Pour ce match historique, les locaux n’entendaient pas perdre de temps. Alors, Delfín a démarré la rencontre de manière intense, Robeto Ordóñez ouvrait rapidement la marque avant de voir son but refusé pour une main, avant de menacer de nouveau les cages de la LDU. A chaque percée des attaquants du Cetáceo, le Jocay vibrait, Manta espérait mais retenait son souffle quand les hommes de Gustavo Munúa utilisaient les espaces laissés par les locaux. Barcos servait Juan Luis Anangonó qui trompait alors Pedró Ortiz mais voyait son but refusé pour hors-jeu. Simple avertissement malheureusement pas reçu pour les hommes de Sanguinetti. Car s’ils continuaient à se procurer des situations franches, des pieds du duo Carlos Garcés – Roberto Ordóñez, ce sont les visiteurs qui allaient venir éteindre le Jocay juste avant la pause lorsque sur un centre de Jefferson Intriago, Jhon Chancellor marquait dans son propre but. De quoi douter ? C’est oublier l’histoire de ce club même pas trentenaire. On ne jouait même pas 2 minutes en seconde période que sur un service de Marcos Cangá, Roberto Ordóñez ramenait les siens dans la partie, la furia bleue était lancée. Les joueurs de Sanguinetti savaient qu’ils avaient leur destin en main, le Jocay allait pousser et vibrer comme jamais. Geovanny Nazareno doublait la mise sept minutes plus tard, le plus dur était fait, Delfín déroulait. Ordóñez s’offrait un doublé, Mera ajoutait sa pierre à l’édifice, la surprise de l’année est devenue sensation.
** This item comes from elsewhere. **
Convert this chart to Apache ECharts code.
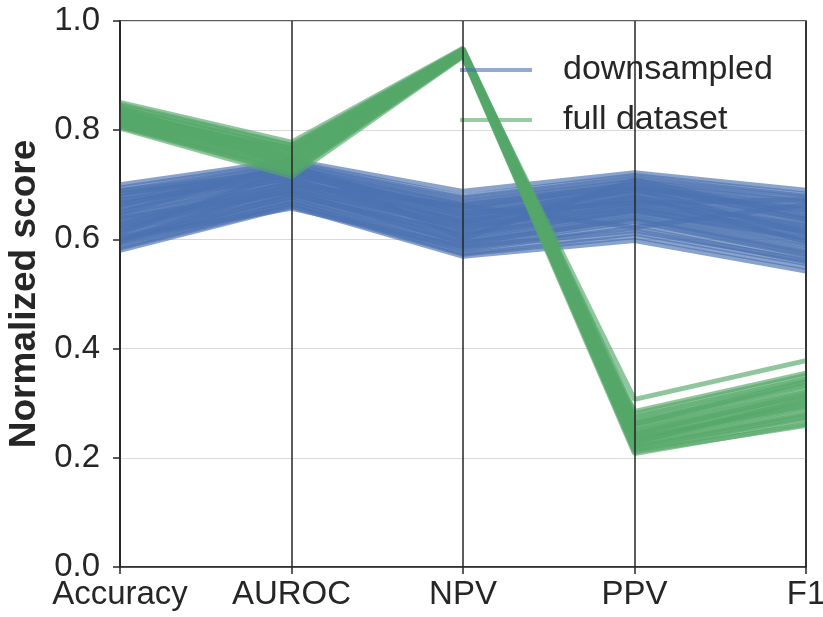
<!DOCTYPE html>
<html>
<head>
<meta charset="utf-8">
<script src="https://cdn.jsdelivr.net/npm/echarts@6/dist/echarts.min.js"></script>
<style>
  html, body { margin: 0; padding: 0; background: #fff; }
  #chart { width: 823px; height: 617px; }
</style>
</head>
<body>
<div id="chart"></div>
<script>
// metrics on the x axis
const categories = ["Accuracy", "AUROC", "NPV", "PPV", "F1"];

// one row per run: [Accuracy, AUROC, NPV, PPV, F1]
const downsampled = [
  [0.700, 0.745, 0.688, 0.722, 0.690],
  [0.694, 0.741, 0.679, 0.717, 0.683],
  [0.689, 0.737, 0.676, 0.713, 0.679],
  [0.683, 0.736, 0.670, 0.708, 0.676],
  [0.679, 0.731, 0.667, 0.706, 0.669],
  [0.677, 0.729, 0.663, 0.701, 0.668],
  [0.671, 0.727, 0.661, 0.698, 0.660],
  [0.667, 0.723, 0.655, 0.696, 0.658],
  [0.665, 0.720, 0.653, 0.691, 0.651],
  [0.659, 0.719, 0.647, 0.689, 0.648],
  [0.657, 0.714, 0.645, 0.684, 0.640],
  [0.651, 0.713, 0.639, 0.682, 0.638],
  [0.649, 0.708, 0.637, 0.677, 0.631],
  [0.643, 0.707, 0.631, 0.675, 0.628],
  [0.641, 0.702, 0.629, 0.670, 0.621],
  [0.635, 0.701, 0.623, 0.668, 0.618],
  [0.633, 0.696, 0.621, 0.663, 0.611],
  [0.627, 0.695, 0.615, 0.661, 0.608],
  [0.625, 0.690, 0.613, 0.656, 0.601],
  [0.619, 0.689, 0.607, 0.654, 0.598],
  [0.617, 0.684, 0.605, 0.649, 0.591],
  [0.611, 0.683, 0.599, 0.647, 0.588],
  [0.609, 0.678, 0.597, 0.641, 0.581],
  [0.603, 0.677, 0.591, 0.639, 0.578],
  [0.601, 0.672, 0.589, 0.633, 0.571],
  [0.595, 0.671, 0.583, 0.627, 0.567],
  [0.593, 0.667, 0.581, 0.621, 0.559],
  [0.587, 0.666, 0.575, 0.611, 0.556],
  [0.584, 0.662, 0.573, 0.605, 0.549],
  [0.580, 0.660, 0.569, 0.598, 0.542],
  [0.689, 0.724, 0.631, 0.691, 0.612],
  [0.598, 0.699, 0.661, 0.622, 0.664],
  [0.603, 0.657, 0.586, 0.616, 0.562],
  [0.648, 0.739, 0.602, 0.709, 0.642],
  [0.672, 0.711, 0.618, 0.680, 0.596],
  [0.612, 0.726, 0.649, 0.666, 0.673],
  [0.662, 0.733, 0.642, 0.693, 0.654],
  [0.628, 0.704, 0.634, 0.672, 0.624],
  [0.596, 0.681, 0.610, 0.652, 0.603],
  [0.639, 0.688, 0.594, 0.636, 0.574],
  [0.685, 0.717, 0.658, 0.700, 0.636],
  [0.621, 0.692, 0.626, 0.659, 0.615]
];

const fullDataset = [
  [0.851, 0.778, 0.950, 0.285, 0.355],
  [0.847, 0.773, 0.949, 0.281, 0.351],
  [0.844, 0.771, 0.948, 0.275, 0.344],
  [0.840, 0.766, 0.947, 0.272, 0.341],
  [0.838, 0.765, 0.946, 0.266, 0.333],
  [0.834, 0.760, 0.946, 0.263, 0.331],
  [0.833, 0.757, 0.945, 0.257, 0.323],
  [0.829, 0.755, 0.944, 0.255, 0.320],
  [0.828, 0.750, 0.943, 0.249, 0.313],
  [0.824, 0.749, 0.943, 0.247, 0.310],
  [0.823, 0.744, 0.942, 0.241, 0.303],
  [0.819, 0.742, 0.941, 0.239, 0.300],
  [0.818, 0.737, 0.940, 0.233, 0.293],
  [0.814, 0.736, 0.940, 0.231, 0.290],
  [0.813, 0.730, 0.939, 0.225, 0.283],
  [0.809, 0.729, 0.938, 0.223, 0.280],
  [0.808, 0.723, 0.937, 0.217, 0.273],
  [0.806, 0.721, 0.936, 0.214, 0.269],
  [0.804, 0.715, 0.935, 0.208, 0.262],
  [0.836, 0.751, 0.944, 0.307, 0.378],
  [0.829, 0.762, 0.947, 0.211, 0.259],
  [0.842, 0.733, 0.941, 0.262, 0.339],
  [0.816, 0.768, 0.946, 0.228, 0.306],
  [0.831, 0.746, 0.944, 0.244, 0.316],
  [0.821, 0.739, 0.942, 0.236, 0.296],
  [0.811, 0.726, 0.938, 0.220, 0.276]
];

const blue = "#4c72b0";
const green = "#55a868";
const font = "'Liberation Sans', Arial, sans-serif";

const chart = echarts.init(document.getElementById("chart"));

function lineSeries(name, color, row) {
  return {
    name: name,
    type: "line",
    data: row,
    symbol: "none",
    silent: true,
    color: color,
    lineStyle: { color: color, width: 5, opacity: 0.65 },
    z: 2,
  };
}

const series = [];
downsampled.forEach((row) => series.push(lineSeries("downsampled", blue, row)));
fullDataset.forEach((row) => series.push(lineSeries("full dataset", green, row)));

// vertical axis lines drawn over the bands, like axvline
series.push({
  type: "line",
  data: [],
  silent: true,
  z: 5,
  markLine: {
    silent: true,
    symbol: "none",
    animation: false,
    label: { show: false },
    lineStyle: { color: "#262626", width: 1.5, type: "solid" },
    data: categories.map((c) => ({ xAxis: c })),
  },
});

const option = {
  animation: false,
  backgroundColor: "#fff",
  grid: {
    left: 120,
    right: 17,
    top: 21,
    bottom: 50,
    containLabel: false,
    outerBoundsMode: "none",
    show: true,
    borderColor: "#262626",
    borderWidth: 1.5,
  },
  legend: {
    orient: "vertical",
    left: 455,
    top: 47,
    icon: "rect",
    itemWidth: 72,
    itemHeight: 4,
    itemGap: 14,
    selectedMode: false,
    data: [
      { name: "downsampled", itemStyle: { color: "rgba(76,114,176,0.6)" } },
      { name: "full dataset", itemStyle: { color: "rgba(85,168,104,0.6)" } },
    ],
    textStyle: {
      fontFamily: font,
      fontSize: 34,
      lineHeight: 36,
      color: "#262626",
      padding: [0, 0, 0, 26],
    },
  },
  xAxis: {
    type: "category",
    data: categories,
    boundaryGap: false,
    axisLine: { lineStyle: { color: "#262626", width: 1.5 } },
    axisTick: { show: true, length: 7, interval: 0, lineStyle: { color: "#262626", width: 1.5 } },
    axisLabel: {
      interval: 0,
      hideOverlap: false,
      fontFamily: font,
      fontSize: 33,
      color: "#262626",
      margin: 11,
    },
    splitLine: { show: false },
  },
  yAxis: {
    type: "value",
    min: 0,
    max: 1,
    interval: 0.2,
    name: "Normalized score",
    nameLocation: "middle",
    nameGap: 67,
    nameTextStyle: { fontFamily: font, fontSize: 37, fontWeight: "bold", color: "#262626" },
    axisLine: { show: true, lineStyle: { color: "#262626", width: 1.5 } },
    axisTick: { show: true, length: 7, lineStyle: { color: "#262626", width: 1.5 } },
    axisLabel: {
      fontFamily: font,
      fontSize: 33,
      color: "#262626",
      margin: 20,
      formatter: (v) => v.toFixed(1),
    },
    splitLine: { show: true, lineStyle: { color: "#d9d9d9", width: 1.2 } },
  },
  series: series,
};

chart.setOption(option);
</script>
</body>
</html>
A peine un an après avoir failli être rayé de la carte par un tremblement de terre, une nouvelle secousse, positive cette fois-ci, ébranle l’Equateur. Delfín Sporting Club, promu en 2016, décroche la Primera Etapa 2017 au nez et à la barbe des géants, pour la première fois, la province de Manabí accueillera des matchs de Copa Libertadores en 2018. Le Cetáceo trône au sommet de l’élite équatorienne, le petit dauphin devenu requin se qualifie pour la grande finale du championnat après avoir écrit l’une des plus belles pages de l’histoire du football national voire continental. Et a relevé toute une province.